Market Timing in 2020? A Lesson Learned

Lewis Walker |

In we learned, again, that market timing doesn’t work. To be successful, you have to make two amazingly prescient decisions─when to get out, and when to get back in. 

Take the widely traded surrogate for the S&P 500 Index, SPDR ETF, SPY. On February 19, 2020, SPY was “riding high” at 338.34, surfing strong economic numbers. Then investors began to notice a new virus from China was starting to kill Americans. By March 23rd, SPY was close to bottoming out, trading at 222.95, down a whopping -34%. Then as COVID-19 news worsened and lockdowns and economic damage spread, SPY turned around. At this writing, two days after the Senate race in Georgia turned our red state purple, giving Democrats control of the U.S. House, Senate, and White House, and on January 7, 2021, as The Wall Street Journal headlined, “Mob Stormed Capitol,” SPY, was trading at 378.93, up +74% from the March 52-week low of 218.26. At the end of the 1/7/21 trading day, shares of U.S. companies big and small closed at new records. How would you have market timed that? If you had gotten out of the market, when would you have come back in?

We saw similar startling patterns in ETFs tracking other major indexes. The Dow Jones Industrial Index tracking ETF, DIA, shows a 52-week trading range of 182.10 to 311.98, a gain from low to high of +71.3%. Witness similar surges in other index surrogates, despite lockdowns, rising death rates, layoffs, business closures, riots and political unrest. QQQ, which tracks the tech-dominated Nasdaq index, with a 52-week trading range of 164.93 t0 315.29, gained +91.2% off of the bottom. 

But for all of the ballyhoo regarding the sweethearts of Big Tech (the FANG stocks), and companies like Zoom, Teledoc, and Netflix that benefited from “work and study from home” mandates, ETFs that track the Russell 2000 Index are having a “blowout” banner year! The Russell 2000 reflects 2000 small-cap companies that comprise the overall Russell 3000 Index, which tracks nearly 98% of publicly traded U.S. stocks. Sometimes called “Main Street stocks,” the Russell 2000 encompasses equities tied to the so-called “whims of the American economy.” But isn’t Main Street suffering from lockdowns, bankruptcies, rising crime rates and unrest in some major cities, and changing buying patterns? 

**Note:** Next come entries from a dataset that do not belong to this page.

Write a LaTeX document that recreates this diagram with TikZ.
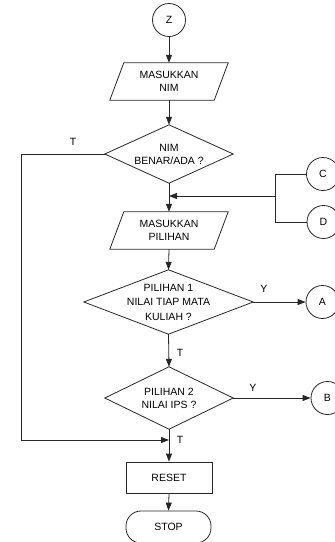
\documentclass[tikz,border=0pt]{standalone}
\usepackage{fontspec}
\setmainfont{Liberation Sans}
\usetikzlibrary{arrows.meta}
\begin{document}
\begin{tikzpicture}[x=1pt,y=-1pt,
  every node/.style={font=\fontsize{10.5}{13}\selectfont, align=center, inner sep=0pt},
  line/.style={line width=0.8pt, draw=black!85},
  arr/.style={line, -{Triangle[length=8pt,width=6pt]}},
  conn/.style={circle, draw=black!85, line width=0.8pt, minimum size=33pt},
  iobox/.style={minimum width=104pt, minimum height=37pt},
  dtext/.style={minimum width=128pt, minimum height=58pt},
  procbox/.style={rectangle, draw=black!85, line width=0.8pt, minimum width=86pt, minimum height=31pt},
  termbox/.style={rectangle, rounded corners=15pt, draw=black!85, line width=0.8pt, minimum width=85pt, minimum height=32pt},
  lbl/.style={font=\fontsize{10.5}{13}\selectfont}
]
\useasboundingbox (0,0) rectangle (335,542);

% connectors
\node[conn] (Z) at (169,20) {Z};
\node[conn] (C) at (323,174) {C};
\node[conn] (D) at (323.5,222) {D};
\node[conn] (A) at (322.5,302) {A};
\node[conn] (B) at (327.5,398) {B};

% input 1
\node[iobox] (in1) at (169,81.5) {MASUKKAN\\NIM};
\draw[line] ([xshift=7pt]in1.north west) -- ([xshift=7pt]in1.north east) -- ([xshift=-7pt]in1.south east) -- ([xshift=-7pt]in1.south west) -- cycle;

% decision 1
\node[dtext] (d1) at (169,154) {NIM\\BENAR/ADA ?};
\draw[line] (d1.north) -- (d1.east) -- (d1.south) -- (d1.west) -- cycle;

% input 2
\node[iobox] (in2) at (169,230.5) {MASUKKAN\\PILIHAN};
\draw[line] ([xshift=7pt]in2.north west) -- ([xshift=7pt]in2.north east) -- ([xshift=-7pt]in2.south east) -- ([xshift=-7pt]in2.south west) -- cycle;

% decision 2
\node[dtext, minimum width=169pt, minimum height=64pt, font=\fontsize{10.5}{14.5}\selectfont] (d2) at (168.5,302) {PILIHAN 1\\NILAI TIAP MATA\\KULIAH ?};
\draw[line] (d2.north) -- (d2.east) -- (d2.south) -- (d2.west) -- cycle;

% decision 3
\node[dtext, minimum height=62pt] (d3) at (169,398) {PILIHAN 2\\NILAI IPS ?};
\draw[line] (d3.north) -- (d3.east) -- (d3.south) -- (d3.west) -- cycle;

% reset and stop
\node[procbox] (reset) at (169,477.5) {RESET};
\node[termbox] (stop) at (168.5,527) {STOP};

% junction coordinates
\coordinate (jc) at (275,174);
\coordinate (jd) at (275,222);
\coordinate (jm) at (275,196);
\coordinate (jin) at (169,196);
\coordinate (lt) at (21,154);
\coordinate (lb) at (21,440);
\coordinate (lend) at (169,440);

% flow
\draw[arr] (Z) -- (in1.north);
\draw[arr] (in1.south) -- (d1.north);
\draw[arr] (d1.south) -- (in2.north);
\draw[line] (C.west) -- (jc) -- (jd) -- (D.west);
\draw[arr] (jm) -- (jin);
\draw[arr] (in2.south) -- (d2.north);
\draw[arr] (d2.east) -- (A.west);
\draw[arr] (d2.south) -- (d3.north);
\draw[arr] (d3.east) -- (B.west);
\draw[arr] (d3.south) -- (reset.north);
\draw[arr] (reset.south) -- (stop.north);
\draw[arr] (d1.west) -- (lt) -- (lb) -- (lend);

% labels
\node[lbl] (t1) at (73,142) {T};
\node[lbl] (y1) at (264,289) {Y};
\node[lbl] (t2) at (180,353) {T};
\node[lbl] (y2) at (253,388) {Y};
\node[lbl] (t3) at (180,440) {T};
\end{tikzpicture}
\end{document}
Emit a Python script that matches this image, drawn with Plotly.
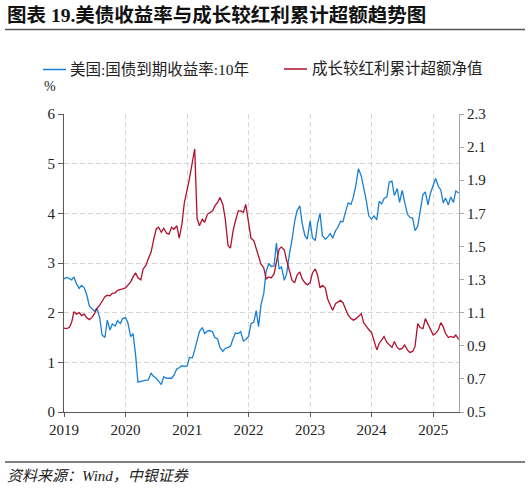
import plotly.graph_objects as go
import pandas as pd

# semi-monthly observation dates (1st and 15th), Jan 2019 - Jun 2025
dates = pd.date_range('2019-01-01', '2025-06-01', freq='SMS')

# 美国:国债到期收益率:10年 (%, left axis)
us10y = [
    # 2019
    2.68, 2.71, 2.69, 2.66, 2.72, 2.59, 2.49, 2.55, 2.50, 2.37, 2.13, 2.09,
    2.03, 2.09, 1.90, 1.55, 1.50, 1.85, 1.65, 1.77, 1.73, 1.84, 1.78, 1.88,
    # 2020
    1.90, 1.80, 1.52, 1.58, 1.15, 0.60, 0.62, 0.63, 0.64, 0.64, 0.78, 0.72,
    0.68, 0.62, 0.55, 0.71, 0.68, 0.68, 0.68, 0.74, 0.87, 0.89, 0.93, 0.92,
    # 2021
    0.93, 1.10, 1.09, 1.25, 1.45, 1.62, 1.70, 1.58, 1.63, 1.64, 1.61, 1.50,
    1.47, 1.30, 1.22, 1.28, 1.30, 1.32, 1.48, 1.59, 1.58, 1.62, 1.43, 1.46,
    # 2022
    1.52, 1.78, 1.81, 2.04, 1.72, 2.15, 2.39, 2.83, 2.99, 2.93, 2.94, 3.40,
    2.88, 2.92, 2.65, 2.79, 3.20, 3.45, 3.83, 4.05, 4.15, 3.80, 3.55, 3.48,
    # 2023
    3.85, 3.51, 3.45, 3.81, 4.00, 3.55, 3.48, 3.52, 3.59, 3.50, 3.65, 3.72,
    3.84, 3.83, 4.05, 4.21, 4.18, 4.33, 4.59, 4.90, 4.75, 4.53, 4.25, 3.95,
    # 2024
    3.88, 3.95, 3.87, 4.24, 4.19, 4.30, 4.33, 4.63, 4.65, 4.36, 4.50, 4.22,
    4.46, 4.23, 3.98, 3.92, 3.90, 3.65, 3.74, 4.03, 4.38, 4.43, 4.17, 4.40,
    # 2025
    4.57, 4.70, 4.54, 4.47, 4.21, 4.31, 4.17, 4.33, 4.22, 4.45, 4.41,
]

# 成长较红利累计超额净值 (right axis)
growth_excess = [
    # 2019
    1.007, 1.004, 1.010, 1.040, 1.106, 1.091, 1.100, 1.082, 1.091, 1.070, 1.058, 1.070,
    1.094, 1.124, 1.145, 1.172, 1.196, 1.205, 1.202, 1.217, 1.220, 1.235, 1.238, 1.244,
    # 2020
    1.250, 1.268, 1.286, 1.316, 1.340, 1.310, 1.298, 1.364, 1.385, 1.424, 1.466, 1.535,
    1.604, 1.616, 1.586, 1.610, 1.580, 1.574, 1.616, 1.604, 1.625, 1.550, 1.634, 1.760,
    # 2021
    1.835, 1.910, 2.010, 2.090, 1.670, 1.625, 1.664, 1.646, 1.694, 1.706, 1.715, 1.745,
    1.766, 1.796, 1.754, 1.670, 1.505, 1.490, 1.595, 1.655, 1.715, 1.715, 1.706, 1.754,
    # 2022
    1.655, 1.550, 1.535, 1.484, 1.436, 1.394, 1.370, 1.304, 1.316, 1.310, 1.334, 1.415,
    1.484, 1.496, 1.478, 1.415, 1.340, 1.298, 1.280, 1.325, 1.346, 1.304, 1.280, 1.268,
    # 2023
    1.280, 1.340, 1.364, 1.325, 1.250, 1.265, 1.250, 1.184, 1.145, 1.115, 1.154, 1.166,
    1.175, 1.160, 1.124, 1.085, 1.064, 1.055, 1.064, 1.076, 1.094, 1.040, 1.016, 0.998,
    # 2024
    0.980, 0.926, 0.875, 0.914, 0.935, 0.956, 0.920, 0.905, 0.890, 0.926, 0.890, 0.878,
    0.884, 0.905, 0.875, 0.860, 0.866, 0.896, 1.034, 1.010, 1.004, 1.064, 1.028, 1.004,
    # 2025
    0.965, 0.974, 0.998, 1.040, 1.016, 0.974, 0.950, 0.956, 0.950, 0.965, 0.938,
]

name_us = '美国:国债到期收益率:10年'
name_growth = '成长较红利累计超额净值'
title_text = '图表 19.美债收益率与成长较红利累计超额趋势图'
source_text = '资料来源：Wind，中银证券'

blue = '#1a7fd2'
red = '#b0102e'
grid_color = '#d6d6d6'
axis_color = '#595959'
font_family = 'Liberation Serif, Noto Sans CJK SC'

W, H = 529, 488
left, right, top, bottom = 64, 70, 114, 76


# pixel helpers for the decorations around the plot area
def px_x(px):
    return (px - left) / (W - left - right)


def px_y(py):
    return (H - bottom - py) / (H - top - bottom)


fig = go.Figure()
fig.add_trace(go.Scatter(x=dates, y=us10y, mode='lines', name=name_us,
                         line=dict(color=blue, width=1.3), showlegend=False))
fig.add_trace(go.Scatter(x=dates, y=growth_excess, mode='lines', name=name_growth,
                         yaxis='y2', line=dict(color=red, width=1.3), showlegend=False))

fig.update_layout(
    width=W, height=H,
    margin=dict(l=left, r=right, t=top, b=bottom),
    paper_bgcolor='white',
    plot_bgcolor='white',
    font=dict(family=font_family, size=15, color='#222222'),
    xaxis=dict(
        type='date',
        range=[dates[0], pd.Timestamp('2025-06-03')],
        tick0='2019-01-01', dtick='M12', tickformat='%Y',
        showgrid=True, gridcolor=grid_color, griddash='5px,3px', gridwidth=1,
        showline=True, linecolor=axis_color, linewidth=1,
        ticks='outside', ticklen=4, tickcolor=axis_color,
        zeroline=False,
    ),
    yaxis=dict(
        range=[0, 6], dtick=1,
        showgrid=True, gridcolor=grid_color, griddash='5px,3px', gridwidth=1,
        showline=True, linecolor=axis_color, linewidth=1,
        ticks='outside', ticklen=5, tickcolor=axis_color,
        zeroline=False,
    ),
    yaxis2=dict(
        range=[0.5, 2.3], tick0=0.5, dtick=0.2, tickformat='.1f',
        overlaying='y', side='right',
        showgrid=False,
        showline=True, linecolor='#a6a6a6', linewidth=1,
        ticks='outside', ticklen=4, tickcolor='#a6a6a6',
        zeroline=False,
    ),
)

# title and rule
fig.add_annotation(text='<b>' + title_text + '</b>', xref='paper', yref='paper',
                   x=px_x(5), y=px_y(15), xanchor='left', yanchor='middle',
                   showarrow=False, font=dict(size=19.5, color='#111111'))
fig.add_shape(type='line', xref='paper', yref='paper',
              x0=px_x(5), x1=px_x(525), y0=px_y(29.5), y1=px_y(29.5),
              line=dict(color='#555555', width=1.5))

# legend, drawn by hand
fig.add_shape(type='line', xref='paper', yref='paper',
              x0=px_x(43), x1=px_x(66), y0=px_y(69.5), y1=px_y(69.5),
              line=dict(color=blue, width=1.5))
fig.add_annotation(text=name_us, xref='paper', yref='paper',
                   x=px_x(68), y=px_y(69.5), xanchor='left', yanchor='middle',
                   showarrow=False, font=dict(size=15.5))
fig.add_shape(type='line', xref='paper', yref='paper',
              x0=px_x(284), x1=px_x(307), y0=px_y(69), y1=px_y(69),
              line=dict(color=red, width=1.5))
fig.add_annotation(text=name_growth, xref='paper', yref='paper',
                   x=px_x(310), y=px_y(69), xanchor='left', yanchor='middle',
                   showarrow=False, font=dict(size=15.5))

# unit label
fig.add_annotation(text='%', xref='paper', yref='paper',
                   x=px_x(50), y=px_y(87), xanchor='center', yanchor='middle',
                   showarrow=False, font=dict(size=14))

# source footer
fig.add_shape(type='line', xref='paper', yref='paper',
              x0=px_x(5), x1=px_x(525), y0=px_y(462), y1=px_y(462),
              line=dict(color='#555555', width=1.5))
fig.add_annotation(text='<i>' + source_text + '</i>', xref='paper', yref='paper',
                   x=px_x(5), y=px_y(476), xanchor='left', yanchor='middle',
                   showarrow=False, font=dict(size=15))

# drop the default page margin so the figure sits at the window's corner
fig.write_html('out.html', config={'displayModeBar': False},
               post_script="document.body.style.margin='0px';")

Well, yes. But Mr. Market tends to overlook “what’s happening now,” stuff that at the time screams “worry,” while focusing on promising trends, a better tomorrow, recovery, whenever that may be. As researchers showed progress with vaccines, and Pfizer and Moderna announced breakthroughs, in late summer and fall investors began plowing money into the Russell 2000. The Vanguard Russell 2000 ETF, VTWO, has a 52-week trading range of 76.92 to 167.9093, a gain of 118.3% from low to high! How many contrarians had the foresight to buy near the low in March when the news was grim?  Or even later as positive news seeped out?

Note: Stock prices and performance statistics cited in this article are of January 7, 2021. Information on the ETFs featured does not constitute buy or sell recommendations. The point is to underscore the difficulty of market timing or reacting to headlines, especially since negative news tends to get the most attention. You have to read and ferret out potential promising trends, and take a risk of continued volatility with any bet.

We saw a year when the Federal Reserve Bank along with Congress flooded the country with money, driving interest rates to new lows, below what forecasters were prognosticating at the end of 2019. Good for borrowers (who could qualify for a loan), bad for savers seeking yields that beat inflation and taxation. 

Yes, you need safe reserves, despite low or even negative real yields. You need reserves to handle unexpected emergencies, like job loss, career setbacks, illness, injury, or other disruptions to income and cash flow, or to ride out down markets in retirement. But equities, held for the long run, generally should be part of a long-term wealth-building and financial independence-sustaining strategy. 

Your investment portfolio must reflect your objectives and expectations tied to a written life centered financial plan, focused on you and those you love and care for, those who depend on you. A comprehensive plan looks at how you got to where you are, where you are now, and where you want to go in the future. Risk profile, earning status, tax bracket, net worth, liquidity needs, and other factors, including challenges, alternatives, resources, and expectations, underpin a strategic plan.

Market timing is not a part of the plan! It does not work.